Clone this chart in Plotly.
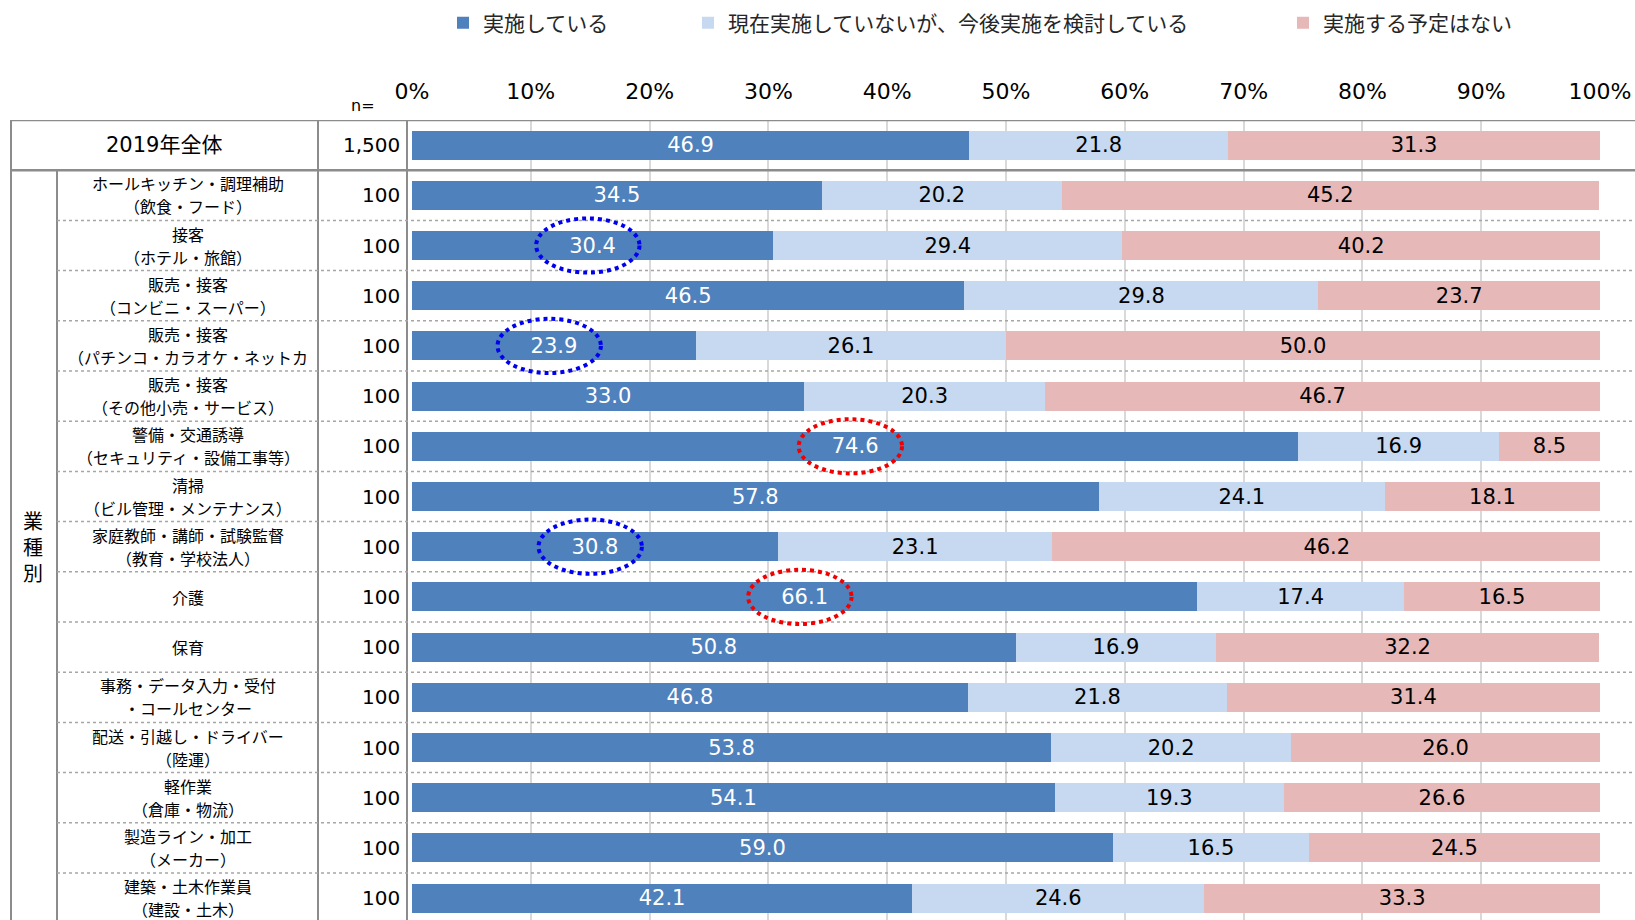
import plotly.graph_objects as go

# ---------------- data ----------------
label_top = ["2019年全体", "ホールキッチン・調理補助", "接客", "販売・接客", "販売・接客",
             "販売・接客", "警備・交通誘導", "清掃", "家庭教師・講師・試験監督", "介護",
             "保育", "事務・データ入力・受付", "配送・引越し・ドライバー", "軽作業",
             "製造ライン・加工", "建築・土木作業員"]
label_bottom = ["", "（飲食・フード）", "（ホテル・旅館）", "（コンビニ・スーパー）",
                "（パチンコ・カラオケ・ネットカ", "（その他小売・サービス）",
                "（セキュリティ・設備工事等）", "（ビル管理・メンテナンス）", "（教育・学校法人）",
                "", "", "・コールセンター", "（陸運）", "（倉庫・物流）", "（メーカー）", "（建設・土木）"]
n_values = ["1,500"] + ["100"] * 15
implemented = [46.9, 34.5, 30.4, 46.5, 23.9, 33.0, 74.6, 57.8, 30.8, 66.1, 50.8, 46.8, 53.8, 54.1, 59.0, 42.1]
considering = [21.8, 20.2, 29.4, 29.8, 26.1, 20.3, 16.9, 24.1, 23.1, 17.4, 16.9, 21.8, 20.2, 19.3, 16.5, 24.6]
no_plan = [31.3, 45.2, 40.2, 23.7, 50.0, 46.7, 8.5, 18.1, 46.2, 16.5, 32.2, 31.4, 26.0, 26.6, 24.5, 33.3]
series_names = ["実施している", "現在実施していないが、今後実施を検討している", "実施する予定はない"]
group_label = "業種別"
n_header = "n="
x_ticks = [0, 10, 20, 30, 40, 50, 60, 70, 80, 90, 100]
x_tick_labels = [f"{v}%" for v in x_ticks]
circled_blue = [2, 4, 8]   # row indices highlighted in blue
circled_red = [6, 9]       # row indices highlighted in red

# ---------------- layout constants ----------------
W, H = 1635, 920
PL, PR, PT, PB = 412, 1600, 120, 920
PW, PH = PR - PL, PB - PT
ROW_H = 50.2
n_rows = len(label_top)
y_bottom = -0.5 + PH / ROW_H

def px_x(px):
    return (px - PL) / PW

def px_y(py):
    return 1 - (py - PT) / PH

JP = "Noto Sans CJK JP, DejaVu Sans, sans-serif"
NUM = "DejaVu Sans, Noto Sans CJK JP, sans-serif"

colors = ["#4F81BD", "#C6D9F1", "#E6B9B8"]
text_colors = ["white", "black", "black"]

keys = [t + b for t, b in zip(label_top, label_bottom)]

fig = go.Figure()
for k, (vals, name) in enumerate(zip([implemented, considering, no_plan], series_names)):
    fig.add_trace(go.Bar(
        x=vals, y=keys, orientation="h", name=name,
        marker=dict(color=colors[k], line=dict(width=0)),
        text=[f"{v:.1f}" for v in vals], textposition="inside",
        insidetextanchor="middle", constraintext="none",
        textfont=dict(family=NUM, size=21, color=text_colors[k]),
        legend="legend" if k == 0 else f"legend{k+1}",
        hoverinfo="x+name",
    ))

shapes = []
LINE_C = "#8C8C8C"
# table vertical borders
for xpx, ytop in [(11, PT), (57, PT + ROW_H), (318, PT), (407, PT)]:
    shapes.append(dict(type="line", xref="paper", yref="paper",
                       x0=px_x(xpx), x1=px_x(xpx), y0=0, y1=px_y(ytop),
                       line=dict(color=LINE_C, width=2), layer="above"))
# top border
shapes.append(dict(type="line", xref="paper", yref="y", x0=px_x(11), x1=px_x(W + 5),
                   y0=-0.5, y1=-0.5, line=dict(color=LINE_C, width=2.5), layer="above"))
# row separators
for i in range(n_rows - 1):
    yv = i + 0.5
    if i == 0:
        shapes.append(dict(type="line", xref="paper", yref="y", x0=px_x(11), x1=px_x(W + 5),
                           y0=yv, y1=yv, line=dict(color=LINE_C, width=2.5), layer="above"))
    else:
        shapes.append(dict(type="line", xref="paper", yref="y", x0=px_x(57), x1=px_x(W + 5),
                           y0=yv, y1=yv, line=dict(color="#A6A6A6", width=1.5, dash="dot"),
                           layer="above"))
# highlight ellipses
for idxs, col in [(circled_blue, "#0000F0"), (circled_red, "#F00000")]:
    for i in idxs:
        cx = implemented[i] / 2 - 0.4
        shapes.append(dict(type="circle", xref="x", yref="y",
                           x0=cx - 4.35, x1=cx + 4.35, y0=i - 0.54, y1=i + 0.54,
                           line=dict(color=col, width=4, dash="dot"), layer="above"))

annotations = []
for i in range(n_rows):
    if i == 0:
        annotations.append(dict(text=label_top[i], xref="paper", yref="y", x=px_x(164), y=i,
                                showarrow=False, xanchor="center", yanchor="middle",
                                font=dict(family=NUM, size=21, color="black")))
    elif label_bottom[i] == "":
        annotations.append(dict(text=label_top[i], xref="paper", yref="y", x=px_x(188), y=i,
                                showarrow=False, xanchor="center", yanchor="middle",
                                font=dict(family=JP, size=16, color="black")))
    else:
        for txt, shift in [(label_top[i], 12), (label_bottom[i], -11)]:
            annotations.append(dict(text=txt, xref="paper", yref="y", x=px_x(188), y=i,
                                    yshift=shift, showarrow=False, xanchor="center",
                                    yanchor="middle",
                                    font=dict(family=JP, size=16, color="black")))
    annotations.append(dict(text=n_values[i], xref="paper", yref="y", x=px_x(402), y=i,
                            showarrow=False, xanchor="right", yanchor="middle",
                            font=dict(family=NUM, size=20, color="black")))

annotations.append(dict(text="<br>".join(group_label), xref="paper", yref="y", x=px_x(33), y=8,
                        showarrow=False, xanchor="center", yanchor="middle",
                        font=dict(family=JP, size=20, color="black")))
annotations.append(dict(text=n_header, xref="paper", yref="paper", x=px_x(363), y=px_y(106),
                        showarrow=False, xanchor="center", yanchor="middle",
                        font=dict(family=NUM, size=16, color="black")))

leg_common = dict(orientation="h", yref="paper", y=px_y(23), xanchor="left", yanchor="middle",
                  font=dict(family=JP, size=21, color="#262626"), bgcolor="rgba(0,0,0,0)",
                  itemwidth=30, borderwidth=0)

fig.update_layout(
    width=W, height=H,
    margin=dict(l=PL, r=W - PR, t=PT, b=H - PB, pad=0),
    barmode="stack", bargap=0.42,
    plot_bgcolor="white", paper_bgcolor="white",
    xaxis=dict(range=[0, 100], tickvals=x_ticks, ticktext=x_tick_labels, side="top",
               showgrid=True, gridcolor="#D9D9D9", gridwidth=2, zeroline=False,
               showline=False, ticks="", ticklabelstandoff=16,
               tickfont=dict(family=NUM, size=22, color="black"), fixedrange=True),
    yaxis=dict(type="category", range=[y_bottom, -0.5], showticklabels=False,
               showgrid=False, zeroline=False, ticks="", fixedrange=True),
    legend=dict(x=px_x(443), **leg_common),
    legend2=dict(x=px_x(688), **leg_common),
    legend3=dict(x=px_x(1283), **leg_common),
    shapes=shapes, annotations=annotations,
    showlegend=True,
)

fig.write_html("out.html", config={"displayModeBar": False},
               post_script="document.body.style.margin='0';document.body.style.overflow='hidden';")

● ● ●

EXERCISE BRIEF: Print, exactly as written, the lines above from the first one to the one containing "import plotly.graph_objects as go". Leave out pictures.

SOLUTION:
Clone this chart in Plotly.
import plotly.graph_objects as go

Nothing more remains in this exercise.